The sound of gunfire could be heard again shortly afterward as the first responding police officers entered the building in precise tactical formation, guns drawn. Moments later, those officers held a big man in handcuffs beside a “dead” woman on the building’s second floor hallway, several spent shotgun shells scattered around them.
But chaos and uncertainty still dominated the situation, as bloody, wounded victims cried for help, panicked students cowered in hiding and the threat of additional shooters remained a possibility.
Friday’s active shooter drill at the Coastal Pines campus at 3700 Glynco Parkway was designed to give local law enforcement and public safety officials some hands-on training in dealing with this all-too-common American tragedy. Headed by the county Emergency Management Agency, the drill involved county police, Brunswick Police, the county and city fire departments, the Glynn-Brunswick 911 Center and police from the Coastal Pines and College of Coastal Georgia campuses. Students and teachers from the college played the roles of victims and those caught in the crossfire.

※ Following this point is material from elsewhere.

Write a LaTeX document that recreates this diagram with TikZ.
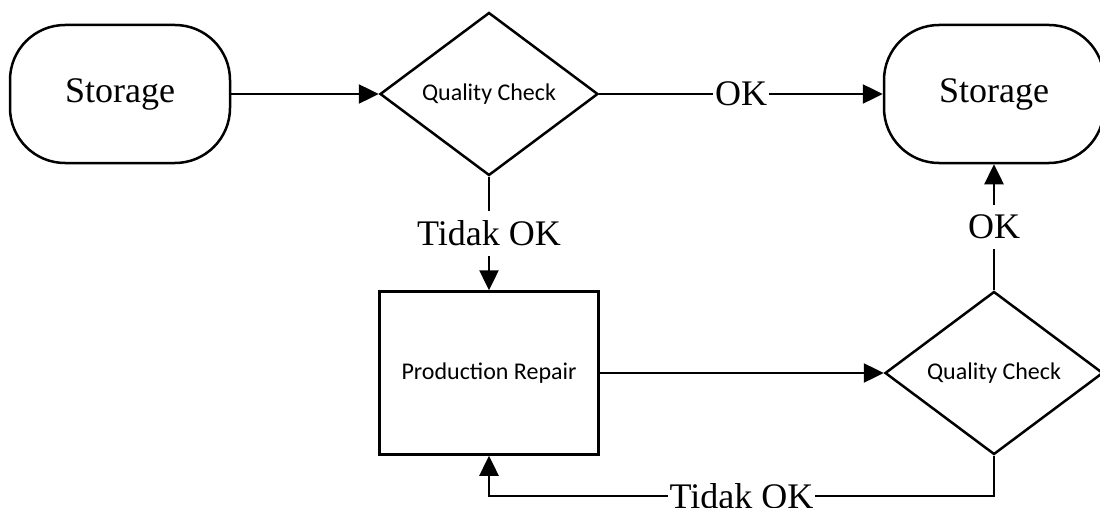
\documentclass[tikz,border=0pt]{standalone}
\usepackage{fontspec}
\setmainfont{Liberation Serif}
\newfontfamily\calibrifont{Carlito}
\usetikzlibrary{shapes.geometric, arrows.meta, positioning}

\begin{document}
\begin{tikzpicture}[x=1pt, y=-1pt, line width=2.5pt,
	every node/.style={font=\fontsize{36}{40}\selectfont},
	storebox/.style={draw, rectangle, rounded corners=55pt, minimum width=220pt, minimum height=138pt},
	checkbox/.style={draw, diamond, inner sep=0pt, minimum width=218pt, minimum height=163pt, font=\calibrifont\fontsize{24}{28}\selectfont},
	repairbox/.style={draw, rectangle, minimum width=219pt, minimum height=163pt, font=\calibrifont\fontsize{24}{28}\selectfont},
	flow/.style={-{Triangle[length=20pt, width=19pt]}},
	lbl/.style={fill=white, inner xsep=2pt, inner ysep=10pt}]
		\useasboundingbox (0,0) rectangle (1100,508);
		\node[storebox] (store1) at (120,94) {Storage};
		\node[checkbox] (check1) at (489,94) {Quality Check};
		\node[storebox] (store2) at (994,94) {Storage};
		\node[repairbox] (repair) at (489,373) {Production Repair};
		\node[checkbox] (check2) at (994,373) {Quality Check};
		\coordinate (turn) at (994,496);
		\draw[flow] (store1) -- (check1);
		\draw[flow] (check1) -- node[lbl] {OK} (store2);
		\draw[flow] (check1) -- node[lbl] {Tidak OK} (repair);
		\draw[flow] (repair) -- (check2);
		\draw[flow] (check2) -- node[lbl] {OK} (store2);
		\draw[flow] (check2) -- (turn) -- node[lbl] {Tidak OK} (turn -| repair.south) -- (repair);
	\end{tikzpicture}
\end{document}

“This is being held to test us in a real world active shooter tragedy,” said county specialist Alec Eaton. “To get an understanding of what is to deal with all of our agencies working and coming together in a life-and-death emergency like this. It’s about eliminating the threat, yes, but it is also about treating the victims and reaching the survivors. We’re asking, ‘What does it look like after?’”
In Friday’s scenario, those police officers who first entered the building got a quick lesson on expecting the unexpected.
The “dead” woman on the second floor turned out to be the actual shooter, armed with a shotgun. She wounded four and killed one, according to the scenario, before a man in the building who was legally carrying a concealed weapon shot her. For safety purposes, police who later encountered the man placed him in handcuffs until order was restored.
A second team of police officers entered the building shortly afterward. First they cleared the first-floor bathrooms and other concealed areas. “Is it secure enough to get EMS in here?” Eaton, acting as an observer, asked one of the officers.
“I wouldn’t want them coming in yet,” he told Eaton.
Then the team methodically worked their way up the stairs to check on reports of noises of distress coming from the library.
“We won’t do any good if we make more victims,” Eaton explains. “We’re not going to put our EMS folks in harm’s way.”
Within a couple of minutes, that team of police officers exited a far stairwell into the first floor and returned to the front entrance, completing a sweep of the building.
“Help!” a woman’s voice cried from the top of the floor.
“The library’s cleared, and we’ve got multiple victims up there,” the officer said over his radio. “Send in the EMS.”
EMS workers followed a police escort back up the stairs to begin treating victims.
“We want to be prepared, and all working from the same page, if the unthinkable happens here in Glynn County,” Eaton said.